Giving them an initial look, all seems familiar: elegant minimalism, monochrome covers from the stock photo library, slim booklets, reasonable notes, some texts and translations.

 

No significant difference from Apex as yet, so maybe the money’s gone on remastering? No. Only two out of the first nine have been touched up, the others are all straight from the original digital masters.

 

What we’re dealing with here is perceived value: top artists nowhere near their sell-by date, some surprisingly recent recordings that have often made an impact at full price and should still have clout at £10.99.

 

Apex at £4.99 is an impulse purchase; add a fiver and most buyers need a better reason to part with their money Bottom of the heap for me is Nagano’s LSO recording of two great 20th-century ballet scores, Petrushka and The Miraculous Mandarin; the STRAVINSKY is superficially exciting, but the BARTÓK is bludgeoned to death more successfully than its main character (0927-46725-2).

 

The WEBER clarinet concertos fare much better (0927-46744-2).
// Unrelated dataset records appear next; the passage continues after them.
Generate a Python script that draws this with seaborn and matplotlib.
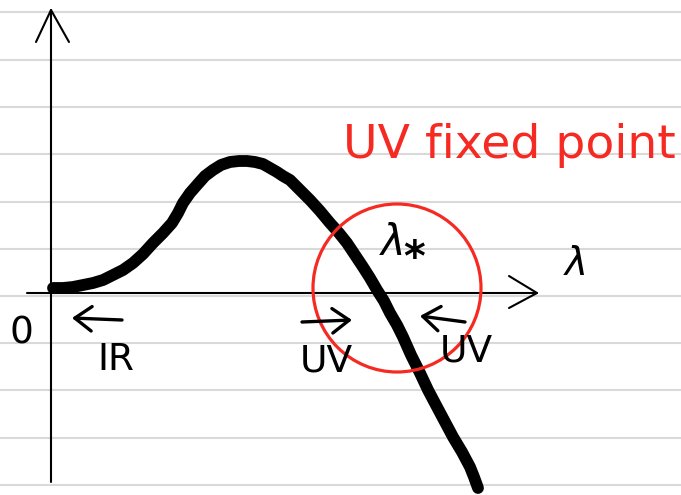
import matplotlib
matplotlib.use("Agg")
import matplotlib.pyplot as plt
from matplotlib.patches import Circle
import seaborn as sns
import pandas as pd

# ---- data (sketch coordinates: lambda along x, beta(lambda) along y) ----
lam = [2, 12, 22, 32, 42, 52, 62, 72, 82, 92, 102, 112, 121, 127, 132, 139,
       146, 154, 162, 170, 179, 188, 196, 204, 212, 219, 226, 232, 239, 249,
       259, 269, 279, 288, 296, 304, 312, 319, 326, 333, 339, 346, 352, 360,
       369, 377, 386, 394, 402, 411, 419, 423, 427]
beta = [5, 5, 6, 8, 10, 13, 18, 23, 30, 39, 50, 60, 70, 80, 90, 100,
        108, 117, 123, 128, 131, 132, 132, 131, 129, 125, 121, 117, 113, 103,
        93, 82, 70, 60, 50, 38, 26, 15, 3, -8, -20, -32, -44, -62,
        -80, -97, -114, -129, -144, -159, -174, -184, -195]

ruled_lines = [281, 233, 186, 139, 91, 44, -3, -50, -97, -145, -192]

fixed_point = 346          # lambda_* position (where the circle is centred)
circle_radius = 84

title_text = "UV fixed point"
star_label = r"$\lambda$"
star_sub = "*"
axis_label = r"$\lambda$"
origin_label = "0"
flow_labels = ["IR", "UV", "UV"]

# ---- figure ----
sns.set_theme(style="white")
plt.rcParams['font.family'] = ['DejaVu Sans']
plt.rcParams['text.color'] = 'black'

fig = plt.figure(figsize=(6.81, 4.95), dpi=100)
ax = fig.add_axes([0, 0, 1, 1])

# ruled notebook lines
for y in ruled_lines:
    ax.axhline(y, color="#d9d9d9", lw=1.5, zorder=0)

# axes with open arrowheads
ax.plot([-24, 486], [0, 0], color="black", lw=1.5, zorder=2)
ax.plot([458, 486, 458], [17, 0, -15], color="black", lw=1.5, zorder=2)
ax.plot([0, 0], [-189, 283], color="black", lw=1.5, zorder=2)
ax.plot([-15, 0, 18], [251, 283, 251], color="black", lw=1.5, zorder=2)

# beta function curve
df = pd.DataFrame({"lam": lam, "beta": beta})
sns.lineplot(data=df, x="lam", y="beta", ax=ax, sort=False, estimator=None,
             color="black", linewidth=8.5, solid_capstyle="round",
             solid_joinstyle="round", zorder=3)
ax.set_xlim(-51, 630)
ax.set_ylim(-202, 293)
ax.axis("off")

# red circle around fixed point
ax.add_patch(Circle((fixed_point, 5), circle_radius, fill=False,
                    edgecolor="#f52a22", lw=2.3, zorder=4))

# texts
ax.text(458, 147, title_text, color="#f52a22", fontsize=34,
        ha="center", va="center", zorder=5)
ax.text(340, 50, star_label, fontsize=30, ha="center", va="center",
        color="black", zorder=5)
ax.text(363, 34, star_sub, fontsize=30, ha="center", va="center",
        color="black", fontweight="bold", zorder=5)
ax.text(523, 29, axis_label, fontsize=28, ha="center", va="center",
        color="black", zorder=5)
ax.text(-30, -41, origin_label, fontsize=27, ha="center", va="center",
        color="black", zorder=5)
ax.text(65, -67, flow_labels[0], fontsize=27, ha="center", va="center",
        color="black", zorder=5)
ax.text(275, -68, flow_labels[1], fontsize=27, ha="center", va="center",
        color="black", zorder=5)
ax.text(415, -58, flow_labels[2], fontsize=27, ha="center", va="center",
        color="black", zorder=5)

# flow arrows
arrow_kw = dict(arrowstyle="->,head_length=0.55,head_width=0.4",
                color="black", lw=2.4, mutation_scale=22, shrinkA=0, shrinkB=0)
ax.annotate("", xy=(21, -25), xytext=(71, -27), arrowprops=arrow_kw, zorder=5)
ax.annotate("", xy=(301, -27), xytext=(251, -29), arrowprops=arrow_kw, zorder=5)
ax.annotate("", xy=(369, -23), xytext=(414, -29), arrowprops=arrow_kw, zorder=5)

fig.savefig("out.png", dpi=100, facecolor="white")
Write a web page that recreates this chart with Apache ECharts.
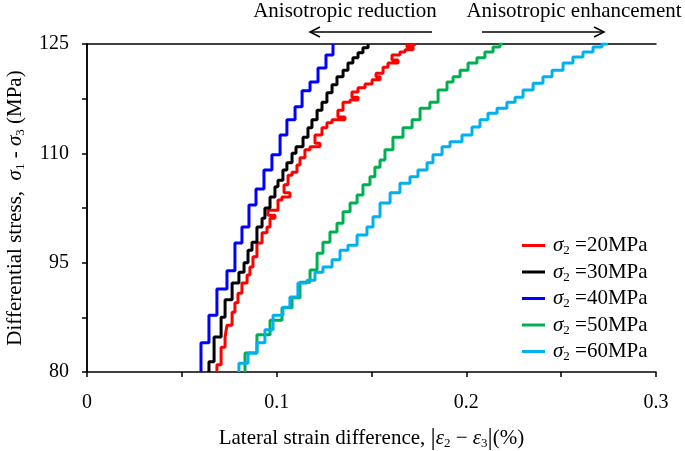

Sharon Kam is a fine player with a deliciously dark tone, and partnered by Kurt Masur she finds greater depths in these works than many players.

 

Former BBC Young Musician of the Year David Pyatt brings the same kind of qualities to the MOZART horn concertos, in an ideal modern alternative to the classic Dennis Brain recordings, or your favourite period-instrument performance (0927-46723-2).

 

Daniel Barenboim’s bleeding chunks from WAGNER’s Ring are beautifully played and recorded, even if Deborah Polaski’s vibrato widens too much for me in the ‘Immolation Scene’ (0927-46734-2).

 

Barbara Bonney’s SCHUBERT recital is clear-eyed, simple and eloquent – and she has the advantage of Sharon Kam’s clarinet in ‘The Shepherd on the Rock’ (0927-46741-2).

 

Charles Münch’s recording of two ROUSSEL symphonies is the closest thing we have here to a historic reissue, and No. 4 in particular is very fine (0927-46730-2). But wouldn’t you rather have all four symphonies on two CDs at budget price, in excellent performances and a modern recording?

 

That’s Charles Dutoit, ironically on one of Warner’s other budget labels, Erato Ultima – it would be cynical to suggest it might now be deleted.

 

Three of these first Elatus reissues are absolutely outstanding: András Schiff’s intelligent BARTÓK, with pungent accompaniment from Iván Fischer’s Hungarians (0927-46735-2).

 

Nagano’s BRITTEN CD – the Double Concerto with Kremer and Bashmet – was fascinating at full-price, with three first recordings and amazingly eloquent playing (0927-46718-2).

 

Best of the lot though is Maxim Vengerov’s SHOSTAKOVICH, the two violin concertos in searing performances that leave almost everyone but Oistrakh for dead (0927-46742-2).

 

They were on separate CDs, so brought together for the first time this is the modern recording to have – and for 11 quid? It’s a steal.